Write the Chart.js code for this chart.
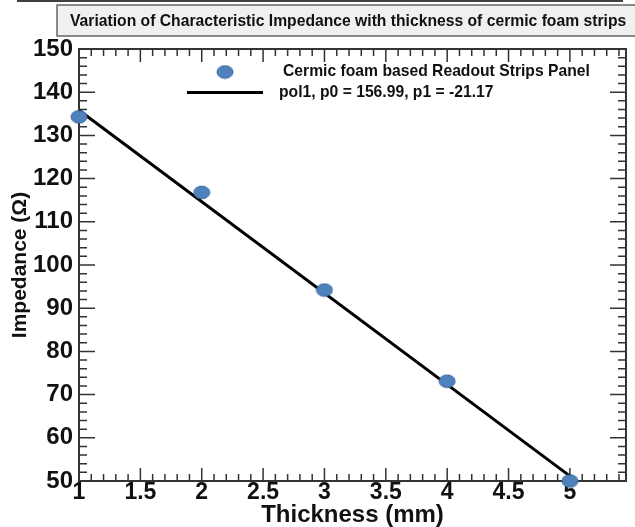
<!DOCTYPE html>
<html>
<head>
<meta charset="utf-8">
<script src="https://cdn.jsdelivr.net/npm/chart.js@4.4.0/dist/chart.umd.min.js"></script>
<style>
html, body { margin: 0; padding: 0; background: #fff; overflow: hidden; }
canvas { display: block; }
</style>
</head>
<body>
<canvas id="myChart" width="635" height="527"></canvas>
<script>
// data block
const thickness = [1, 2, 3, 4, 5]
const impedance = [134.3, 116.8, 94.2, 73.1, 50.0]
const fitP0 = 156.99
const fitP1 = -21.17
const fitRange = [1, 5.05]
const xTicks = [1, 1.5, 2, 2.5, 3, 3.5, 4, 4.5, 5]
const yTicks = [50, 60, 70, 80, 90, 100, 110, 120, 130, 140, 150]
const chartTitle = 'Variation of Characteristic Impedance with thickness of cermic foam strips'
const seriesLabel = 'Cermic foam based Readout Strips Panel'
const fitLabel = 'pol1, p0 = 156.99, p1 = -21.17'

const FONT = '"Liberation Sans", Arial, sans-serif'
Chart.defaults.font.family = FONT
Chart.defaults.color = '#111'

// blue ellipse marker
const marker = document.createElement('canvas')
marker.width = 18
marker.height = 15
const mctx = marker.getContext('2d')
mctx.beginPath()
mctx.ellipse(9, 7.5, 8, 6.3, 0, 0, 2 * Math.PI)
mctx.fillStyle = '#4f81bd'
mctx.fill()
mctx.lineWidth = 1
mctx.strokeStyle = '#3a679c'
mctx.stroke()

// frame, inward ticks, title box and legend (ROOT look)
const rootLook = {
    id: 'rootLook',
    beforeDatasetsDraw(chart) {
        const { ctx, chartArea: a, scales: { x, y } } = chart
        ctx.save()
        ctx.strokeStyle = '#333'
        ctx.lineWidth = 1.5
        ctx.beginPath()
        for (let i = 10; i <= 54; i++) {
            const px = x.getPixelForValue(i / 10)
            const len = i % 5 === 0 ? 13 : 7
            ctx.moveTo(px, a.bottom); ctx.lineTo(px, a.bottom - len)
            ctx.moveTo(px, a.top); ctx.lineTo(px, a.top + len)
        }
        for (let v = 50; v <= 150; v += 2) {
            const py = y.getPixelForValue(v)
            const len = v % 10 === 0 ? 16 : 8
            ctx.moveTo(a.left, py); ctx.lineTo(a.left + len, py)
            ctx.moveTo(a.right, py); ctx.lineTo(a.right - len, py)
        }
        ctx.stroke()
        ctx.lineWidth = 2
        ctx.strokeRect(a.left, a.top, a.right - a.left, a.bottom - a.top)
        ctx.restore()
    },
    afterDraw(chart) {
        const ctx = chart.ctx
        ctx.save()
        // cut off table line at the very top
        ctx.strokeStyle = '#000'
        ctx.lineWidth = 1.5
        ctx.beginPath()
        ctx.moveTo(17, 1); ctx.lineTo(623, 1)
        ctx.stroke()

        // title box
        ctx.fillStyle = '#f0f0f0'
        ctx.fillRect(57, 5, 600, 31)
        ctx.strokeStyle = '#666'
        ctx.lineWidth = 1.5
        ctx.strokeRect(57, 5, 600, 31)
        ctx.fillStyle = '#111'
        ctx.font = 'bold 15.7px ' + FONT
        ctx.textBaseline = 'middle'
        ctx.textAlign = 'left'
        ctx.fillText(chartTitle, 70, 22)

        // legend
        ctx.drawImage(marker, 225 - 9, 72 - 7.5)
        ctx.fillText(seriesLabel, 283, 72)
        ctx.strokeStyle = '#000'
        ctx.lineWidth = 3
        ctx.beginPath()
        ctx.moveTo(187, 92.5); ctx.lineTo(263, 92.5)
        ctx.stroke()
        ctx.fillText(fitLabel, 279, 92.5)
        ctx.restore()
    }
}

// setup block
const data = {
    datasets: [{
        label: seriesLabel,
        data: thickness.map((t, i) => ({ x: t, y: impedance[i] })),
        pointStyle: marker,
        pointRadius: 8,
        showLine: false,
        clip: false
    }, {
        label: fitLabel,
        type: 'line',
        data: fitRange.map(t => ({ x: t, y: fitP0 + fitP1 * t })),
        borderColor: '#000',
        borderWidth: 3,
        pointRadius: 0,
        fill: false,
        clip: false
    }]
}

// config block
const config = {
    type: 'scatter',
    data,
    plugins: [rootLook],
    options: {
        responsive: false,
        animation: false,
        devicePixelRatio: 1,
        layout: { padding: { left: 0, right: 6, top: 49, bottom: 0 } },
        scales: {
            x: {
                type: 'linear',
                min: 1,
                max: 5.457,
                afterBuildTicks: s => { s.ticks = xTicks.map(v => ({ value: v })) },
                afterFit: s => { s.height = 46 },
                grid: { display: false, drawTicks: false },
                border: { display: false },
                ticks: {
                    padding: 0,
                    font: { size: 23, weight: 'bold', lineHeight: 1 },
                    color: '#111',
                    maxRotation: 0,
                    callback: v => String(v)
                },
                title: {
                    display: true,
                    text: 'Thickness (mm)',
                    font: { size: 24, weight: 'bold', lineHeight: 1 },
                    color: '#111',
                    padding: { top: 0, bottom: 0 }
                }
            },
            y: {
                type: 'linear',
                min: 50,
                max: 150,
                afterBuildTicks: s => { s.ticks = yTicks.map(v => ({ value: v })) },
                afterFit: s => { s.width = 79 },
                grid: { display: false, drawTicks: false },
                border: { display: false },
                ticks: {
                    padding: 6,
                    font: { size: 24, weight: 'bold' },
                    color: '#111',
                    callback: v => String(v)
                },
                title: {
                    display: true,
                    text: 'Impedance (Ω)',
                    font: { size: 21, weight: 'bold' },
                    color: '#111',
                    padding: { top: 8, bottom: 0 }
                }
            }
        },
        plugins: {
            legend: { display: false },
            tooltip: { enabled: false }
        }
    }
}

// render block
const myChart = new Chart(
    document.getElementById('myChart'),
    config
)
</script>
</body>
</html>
★ ★ ★
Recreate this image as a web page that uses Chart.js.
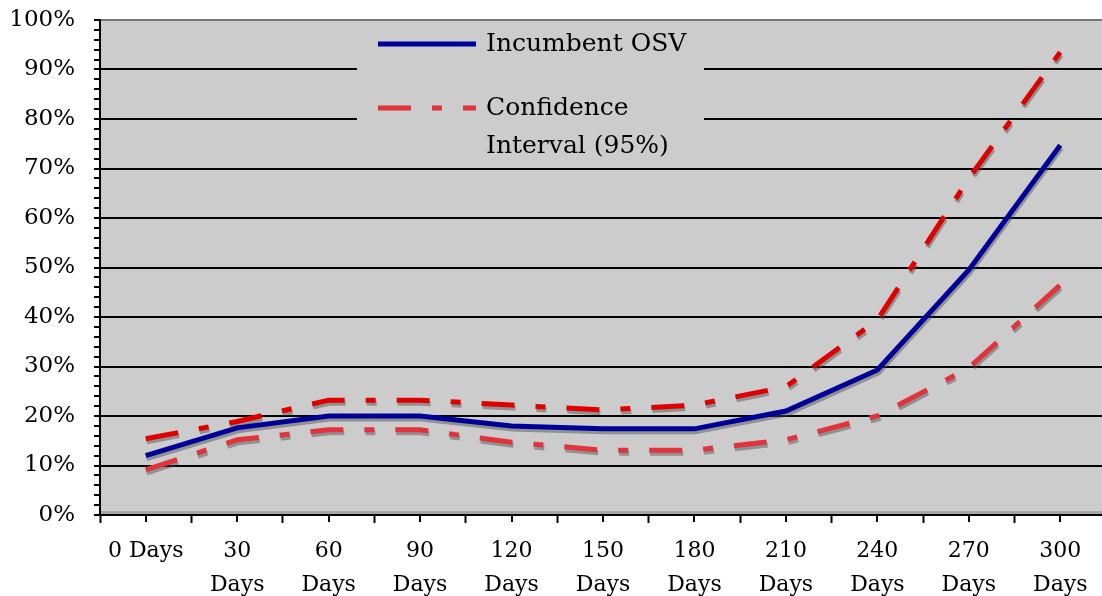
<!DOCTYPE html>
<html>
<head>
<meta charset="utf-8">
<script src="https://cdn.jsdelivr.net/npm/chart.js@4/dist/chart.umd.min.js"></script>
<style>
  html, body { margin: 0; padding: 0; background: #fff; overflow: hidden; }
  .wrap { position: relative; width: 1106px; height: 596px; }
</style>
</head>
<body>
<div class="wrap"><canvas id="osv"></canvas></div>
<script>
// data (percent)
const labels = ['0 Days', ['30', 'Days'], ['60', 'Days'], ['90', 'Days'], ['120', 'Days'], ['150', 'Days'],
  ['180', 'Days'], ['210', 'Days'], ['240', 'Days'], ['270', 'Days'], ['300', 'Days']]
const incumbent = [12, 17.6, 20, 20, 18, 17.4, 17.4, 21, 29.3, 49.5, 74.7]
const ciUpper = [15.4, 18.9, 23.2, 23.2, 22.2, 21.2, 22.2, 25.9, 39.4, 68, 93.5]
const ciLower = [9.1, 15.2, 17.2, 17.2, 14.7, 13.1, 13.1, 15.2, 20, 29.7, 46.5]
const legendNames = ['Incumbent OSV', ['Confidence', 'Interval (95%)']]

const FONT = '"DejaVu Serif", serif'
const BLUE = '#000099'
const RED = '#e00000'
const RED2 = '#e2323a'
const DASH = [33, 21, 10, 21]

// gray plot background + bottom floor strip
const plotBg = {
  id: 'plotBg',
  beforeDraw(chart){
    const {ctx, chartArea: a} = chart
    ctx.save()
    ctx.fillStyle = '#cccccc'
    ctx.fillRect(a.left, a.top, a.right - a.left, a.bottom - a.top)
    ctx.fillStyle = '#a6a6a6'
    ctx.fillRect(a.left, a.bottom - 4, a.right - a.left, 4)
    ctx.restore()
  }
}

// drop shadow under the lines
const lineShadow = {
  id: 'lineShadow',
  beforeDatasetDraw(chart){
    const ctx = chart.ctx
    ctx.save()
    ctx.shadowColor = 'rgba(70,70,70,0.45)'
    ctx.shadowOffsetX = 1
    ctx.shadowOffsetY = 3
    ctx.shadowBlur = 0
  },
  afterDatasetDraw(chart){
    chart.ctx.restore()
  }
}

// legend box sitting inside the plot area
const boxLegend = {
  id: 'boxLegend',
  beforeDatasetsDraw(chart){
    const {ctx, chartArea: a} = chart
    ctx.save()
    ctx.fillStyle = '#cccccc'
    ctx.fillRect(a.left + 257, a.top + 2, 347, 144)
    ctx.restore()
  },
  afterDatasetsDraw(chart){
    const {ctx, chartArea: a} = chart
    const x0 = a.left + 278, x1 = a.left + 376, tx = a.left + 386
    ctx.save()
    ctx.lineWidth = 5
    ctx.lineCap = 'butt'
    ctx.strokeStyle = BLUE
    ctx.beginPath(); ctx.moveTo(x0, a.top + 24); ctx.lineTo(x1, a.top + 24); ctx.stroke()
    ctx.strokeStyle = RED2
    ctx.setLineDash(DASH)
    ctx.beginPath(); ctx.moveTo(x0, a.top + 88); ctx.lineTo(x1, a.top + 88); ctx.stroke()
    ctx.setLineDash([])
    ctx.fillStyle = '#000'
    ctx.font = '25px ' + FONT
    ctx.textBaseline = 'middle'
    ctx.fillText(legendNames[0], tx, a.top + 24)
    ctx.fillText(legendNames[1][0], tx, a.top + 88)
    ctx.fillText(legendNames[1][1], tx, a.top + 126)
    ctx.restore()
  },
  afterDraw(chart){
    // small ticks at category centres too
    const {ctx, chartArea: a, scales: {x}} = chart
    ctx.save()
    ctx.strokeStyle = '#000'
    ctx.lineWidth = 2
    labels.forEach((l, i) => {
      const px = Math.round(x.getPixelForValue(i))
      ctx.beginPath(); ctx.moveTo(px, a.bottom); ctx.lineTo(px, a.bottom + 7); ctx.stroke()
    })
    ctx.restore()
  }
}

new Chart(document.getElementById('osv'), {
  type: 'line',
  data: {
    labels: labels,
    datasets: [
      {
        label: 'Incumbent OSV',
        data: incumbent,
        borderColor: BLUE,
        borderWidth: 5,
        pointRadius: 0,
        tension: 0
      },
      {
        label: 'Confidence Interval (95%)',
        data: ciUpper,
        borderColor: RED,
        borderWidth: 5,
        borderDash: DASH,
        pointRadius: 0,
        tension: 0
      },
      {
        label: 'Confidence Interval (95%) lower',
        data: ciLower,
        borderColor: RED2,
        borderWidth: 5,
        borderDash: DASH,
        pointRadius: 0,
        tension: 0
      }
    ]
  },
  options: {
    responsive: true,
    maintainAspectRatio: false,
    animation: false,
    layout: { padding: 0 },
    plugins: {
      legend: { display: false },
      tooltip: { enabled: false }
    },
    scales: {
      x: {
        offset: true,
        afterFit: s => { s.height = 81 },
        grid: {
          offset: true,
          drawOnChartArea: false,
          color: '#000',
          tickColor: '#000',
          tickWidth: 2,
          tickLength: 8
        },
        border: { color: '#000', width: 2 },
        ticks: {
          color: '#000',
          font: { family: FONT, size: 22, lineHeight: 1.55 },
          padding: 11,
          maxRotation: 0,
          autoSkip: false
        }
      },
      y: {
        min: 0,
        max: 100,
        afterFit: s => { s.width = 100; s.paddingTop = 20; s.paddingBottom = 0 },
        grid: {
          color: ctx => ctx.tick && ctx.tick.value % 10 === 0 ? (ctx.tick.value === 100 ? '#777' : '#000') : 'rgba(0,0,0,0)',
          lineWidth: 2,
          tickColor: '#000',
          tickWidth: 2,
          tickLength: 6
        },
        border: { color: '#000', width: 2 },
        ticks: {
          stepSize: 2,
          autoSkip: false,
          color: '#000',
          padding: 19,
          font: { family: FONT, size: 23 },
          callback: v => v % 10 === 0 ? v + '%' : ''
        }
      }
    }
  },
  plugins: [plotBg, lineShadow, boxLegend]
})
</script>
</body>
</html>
★ ★ ★
## The problem
The word "this" may occur in lines of the records. Report how many such lines there are, giving only the number.

## The completed task
2